The High Cost of Homeownership - webninja
https://www.getrichslowly.org/cost-of-homeownership/
======
crmrc114
Also if you are going to buy a house like this, then in the next line say
"Paid a Handyman" \- you have already lost (From the standpoint of frugality).

If you want a fixer upper have some fun and learn to do things right yourself.
Your projects take longer but they are very fulfilling. 90% of the tiny-home
movement innovations are all from people who are just hacking their living
spaces.

A home is not an investment that will make you money. You will (almost) never
get $'s out of it that you put in with _time_ and effort. What you will get
back is the joy of a space that is purely you- doing work on you home can be
like tending a zen garden... hell you can make a zen garden. Its your creative
space.

The same argument goes for cars- I just bought a new car and have spent the
past week going through the service manual because I want to know it as much
as I care to dig. I like to work on my own vehicles. It seems like people
generally either fear working on things themselves or just don't take pleasure
in physical problem solving.

------
hurricanetc
> But that savings of $600 per month is more than outweighed by the huge
> repair costs we've incurred. It'll take ten to fifteen years to make up the
> difference, to break even with the condo expenses.

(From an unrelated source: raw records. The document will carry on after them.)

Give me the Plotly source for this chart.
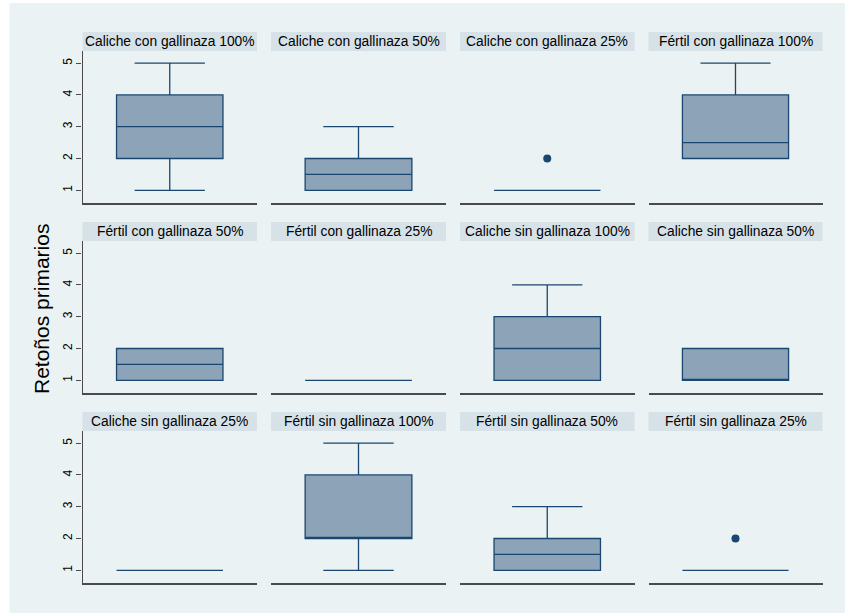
import plotly.graph_objects as go

W, H = 845, 614

# ---- data ----
groups = [
    "Caliche con gallinaza 100%", "Caliche con gallinaza 50%", "Caliche con gallinaza 25%", "Fértil con gallinaza 100%",
    "Fértil con gallinaza 50%", "Fértil con gallinaza 25%", "Caliche sin gallinaza 100%", "Caliche sin gallinaza 50%",
    "Caliche sin gallinaza 25%", "Fértil sin gallinaza 100%", "Fértil sin gallinaza 50%", "Fértil sin gallinaza 25%",
]
q1 =         [2, 1,   1, 2,   1,   1, 1, 1, 1, 2, 1,   1]
median =     [3, 1.5, 1, 2.5, 1.5, 1, 2, 1, 1, 2, 1.5, 1]
q3 =         [4, 2,   1, 4,   2,   1, 3, 2, 1, 4, 2,   1]
lower_whisk = [1, 1,  1, 2,   1,   1, 1, 1, 1, 1, 1,   1]
upper_whisk = [5, 3,  1, 5,   2,   1, 4, 2, 1, 5, 3,   1]
outliers =   [[], [], [2], [], [], [], [], [], [], [], [], [2]]
y_ticks = [1, 2, 3, 4, 5]
y_title = "Retoños primarios"

# ---- styling ----
NAVY = "#1A476F"
BOXFILL = "#8CA3B8"
OUTER = "#EAF2F3"
STRIP = "#D6E2E7"
GRID = "#EAF2F3"
AXIS = "#4a4a4a"
FONT = "Liberation Sans, Arial, Helvetica, sans-serif"

cols_px = [(82.5, 257), (271, 446), (460, 634.5), (648.5, 822.5)]
rows_px = [(51, 203), (241, 393), (431, 583)]
strip_h = 19

fig = go.Figure()
shapes = []
annotations = []

# outer background region
shapes.append(dict(type="rect", xref="paper", yref="paper", layer="below",
                   x0=9.5 / W, x1=1, y0=1 - 613 / H, y1=1 - 3 / H,
                   fillcolor=OUTER, line=dict(width=0)))

for i, name in enumerate(groups):
    r, c = divmod(i, 4)
    k = i + 1
    xa = "xaxis" if k == 1 else f"xaxis{k}"
    ya = "yaxis" if k == 1 else f"yaxis{k}"
    xr = "x" if k == 1 else f"x{k}"
    yr = "y" if k == 1 else f"y{k}"
    x0p, x1p = cols_px[c]
    y0p, y1p = rows_px[r]

    fig.add_trace(go.Box(
        x=[0], q1=[q1[i]], median=[median[i]], q3=[q3[i]],
        lowerfence=[lower_whisk[i]], upperfence=[upper_whisk[i]],
        width=1.22, whiskerwidth=0.66, boxpoints=False,
        fillcolor=BOXFILL, line=dict(color=NAVY, width=1.3),
        xaxis=xr, yaxis=yr, showlegend=False, name=name))
    if outliers[i]:
        fig.add_trace(go.Scatter(
            x=[0] * len(outliers[i]), y=outliers[i], mode="markers",
            marker=dict(color=NAVY, size=8), xaxis=xr, yaxis=yr, showlegend=False))

    fig.layout[xa] = dict(domain=[x0p / W, x1p / W], range=[-1, 1], anchor=yr,
                          showticklabels=False, ticks="", showgrid=False, zeroline=False,
                          showline=True, linecolor=AXIS, linewidth=1.5, fixedrange=True)
    left = (c == 0)
    fig.layout[ya] = dict(domain=[1 - y1p / H, 1 - y0p / H], range=[0.6, 5.38], anchor=xr,
                          tickvals=y_ticks, showticklabels=left,
                          ticks="outside" if left else "", ticklen=5, tickwidth=1, tickcolor=AXIS,
                          tickangle=-90, tickfont=dict(size=12, color="#000", family=FONT),
                          showgrid=True, gridcolor=GRID, gridwidth=1.5, zeroline=False,
                          showline=left, linecolor=AXIS, linewidth=1.2, fixedrange=True)

    # strip
    shapes.append(dict(type="rect", xref="paper", yref="paper", layer="below",
                       x0=x0p / W, x1=x1p / W, y0=1 - y0p / H, y1=1 - (y0p - strip_h) / H,
                       fillcolor=STRIP, line=dict(width=0)))
    annotations.append(dict(text=name, xref="paper", yref="paper",
                            x=(x0p + x1p) / 2 / W, y=1 - (y0p - strip_h / 2) / H,
                            xanchor="center", yanchor="middle", showarrow=False,
                            font=dict(size=13.8, color="#000", family=FONT)))

annotations.append(dict(text=y_title, xref="paper", yref="paper", x=41 / W, y=1 - 309 / H,
                        xanchor="center", yanchor="middle", textangle=-90, showarrow=False,
                        font=dict(size=21, color="#000", family=FONT)))

fig.update_layout(width=W, height=H, margin=dict(l=0, r=0, t=0, b=0),
                  paper_bgcolor="white", plot_bgcolor="white",
                  shapes=shapes, annotations=annotations,
                  font=dict(family=FONT), showlegend=False)

fig.write_html("out.html", config={"displayModeBar": False})
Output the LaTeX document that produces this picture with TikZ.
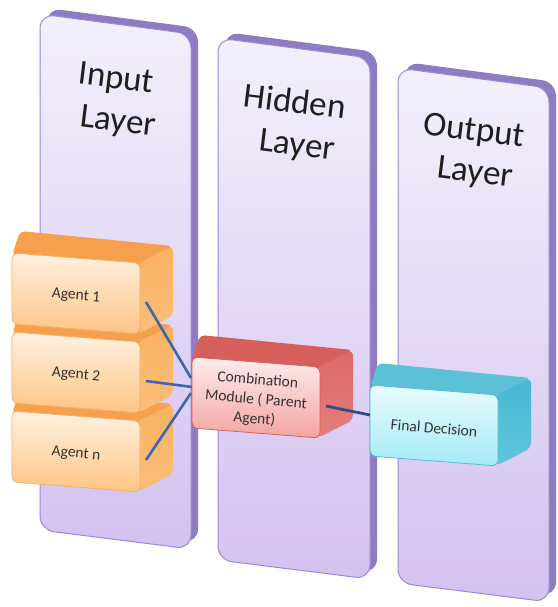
\documentclass[tikz,border=0pt]{standalone}
\usepackage{fontspec}
\setmainfont{Carlito}
\definecolor{bandpurple}{HTML}{8E7CC3}
\definecolor{panelEdge}{HTML}{9B8AD0}
\definecolor{panelTop}{HTML}{F3F0FC}
\definecolor{panelMid}{HTML}{E4DAF6}
\definecolor{panelBot}{HTML}{D3C2EF}
\definecolor{agFrontTop}{HTML}{FFF2E2}
\definecolor{agFrontBot}{HTML}{FEC484}
\definecolor{agTop}{HTML}{F6A04E}
\definecolor{agSide}{HTML}{F9B262}
\definecolor{agEdge}{HTML}{F4B068}
\definecolor{cmFrontTop}{HTML}{FDEDEC}
\definecolor{cmFrontBot}{HTML}{F4A4A2}
\definecolor{cmTop}{HTML}{D65F5C}
\definecolor{cmSide}{HTML}{DD6866}
\definecolor{cmEdge}{HTML}{D2605D}
\definecolor{fdFrontTop}{HTML}{E8FCFF}
\definecolor{fdFrontBot}{HTML}{A5EAF5}
\definecolor{fdTop}{HTML}{5CC1D6}
\definecolor{fdSide}{HTML}{46B9D5}
\definecolor{fdEdge}{HTML}{52BDD4}
\definecolor{linkblue}{HTML}{3F67AE}
\definecolor{linkdark}{HTML}{2E4C86}

% one layer slab: front face with a darker rim on top and right
\newcommand\layerpanel[4]{% #1 x, #2 y (top left of front face), #3 width, #4 left height
  \begin{scope}[shift={(#1,#2)}]
    \fill[bandpurple, rounded corners=14pt]
      (7,-6) -- (#3+7,14) -- (#3+7,#4+13) -- (7,#4-6) -- cycle;
    \shade[top color=panelTop, middle color=panelMid, bottom color=panelBot, rounded corners=14pt]
      (0,0) -- (#3,20) -- (#3,#4+19) -- (0,#4) -- cycle;
    \draw[panelEdge, line width=1pt, rounded corners=14pt]
      (0,0) -- (#3,20) -- (#3,#4+19) -- (0,#4) -- cycle;
  \end{scope}}

% a bevelled 3-D block seen from above right
\newcommand\solidbox[8]{% #1 name, #2 x, #3 y, #4/#5 front colours, #6 top, #7 side, #8 edge
  \begin{scope}[shift={(#2,#3)}]
    \fill[#6, rounded corners=5pt] (0,3) -- (8,-22) -- (161,-7) -- (128,13) -- cycle;
    \shade[top color=#7, bottom color=#7!85!white, rounded corners=5pt]
      (126,10) -- (161,-7) -- (161,63) -- (126,81) -- cycle;
    \shade[top color=#4, bottom color=#5, rounded corners=6pt]
      (0,0) -- (128,10) -- (128,81) -- (0,71) -- cycle;
    \draw[#8, line width=0.8pt, rounded corners=6pt]
      (0,0) -- (128,10) -- (128,81) -- (0,71) -- cycle;
    \coordinate (#1-c) at (64,43);
    \coordinate (#1-out) at (134,49);
    \coordinate (#1-in) at (0,30);
    \coordinate (#1-inA) at (-1,21);
    \coordinate (#1-inB) at (-1,36);
  \end{scope}}

\tikzset{
  layertext/.style={font=\fontsize{35}{42}\selectfont, text=black!88, rotate=-7, inner sep=0pt},
  boxtext/.style={font=\fontsize{15.5}{19.5}\selectfont, text=black!80, align=center, rotate=-5, inner sep=0pt},
  link/.style={line width=2.6pt, draw=linkblue},
  darklink/.style={line width=2.8pt, draw=linkdark}
}

\begin{document}
\begin{tikzpicture}[x=1pt,y=-1pt]
\useasboundingbox (0,0) rectangle (557,607);
\fill[white] (0,0) rectangle (557,607);

% the three layers
\layerpanel{40}{14}{151}{516}
\layerpanel{218}{38}{152}{522}
\layerpanel{398}{68}{151}{515}

\node[layertext] (inlabel) at (116,80) {Input};
\node[layertext] (inlabelb) at (118,123) {Layer};
\node[layertext] (hidlabel) at (295,101) {Hidden};
\node[layertext] (hidlabelb) at (297,147) {Layer};
\node[layertext] (outlabel) at (474,132) {Output};
\node[layertext] (outlabelb) at (475,174) {Layer};

% agent blocks, lowest first
\solidbox{an}{12}{411}{agFrontTop}{agFrontBot}{agTop}{agSide}{agEdge}
\solidbox{a2}{12}{332}{agFrontTop}{agFrontBot}{agTop}{agSide}{agEdge}
\solidbox{a1}{12}{253}{agFrontTop}{agFrontBot}{agTop}{agSide}{agEdge}

% combination module and final decision
\solidbox{cm}{192}{357}{cmFrontTop}{cmFrontBot}{cmTop}{cmSide}{cmEdge}
\solidbox{fd}{370}{385}{fdFrontTop}{fdFrontBot}{fdTop}{fdSide}{fdEdge}

\node[boxtext] (a1t) at (a1-c) {Agent 1};
\node[boxtext] (a2t) at (a2-c) {Agent 2};
\node[boxtext] (ant) at (an-c) {Agent n};
\node[boxtext] (cmt) at (cm-c) {Combination\\Module ( Parent\\Agent)};
\node[boxtext] (fdt) at (fd-c) {Final Decision};

% connectors
\draw[link] (a1-out) -- (cm-inA);
\draw[link] (a2-out) -- (cm-in);
\draw[link] (an-out) -- (cm-inB);
\draw[darklink] (cm-out) -- (fd-in);
\end{tikzpicture}
\end{document}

Unlikely to ever break even. The opportunity cost of the $100,000 they spent
is enormous. They’ll never break even on that by saving $600/month.

------
Finnucane
Yeah, if you own a house, you pay for maintenance. If you rent, your rent pays
the landlord for his cost of maintenance, and if you're lucky, the landlord
will actually do some. You pay either way.

------
imtringued
Honestly, that house was a total loss from the start.

------
lulula
You only need to watch youtube videos of abandoned houses to see clearly that
houses aren't investments.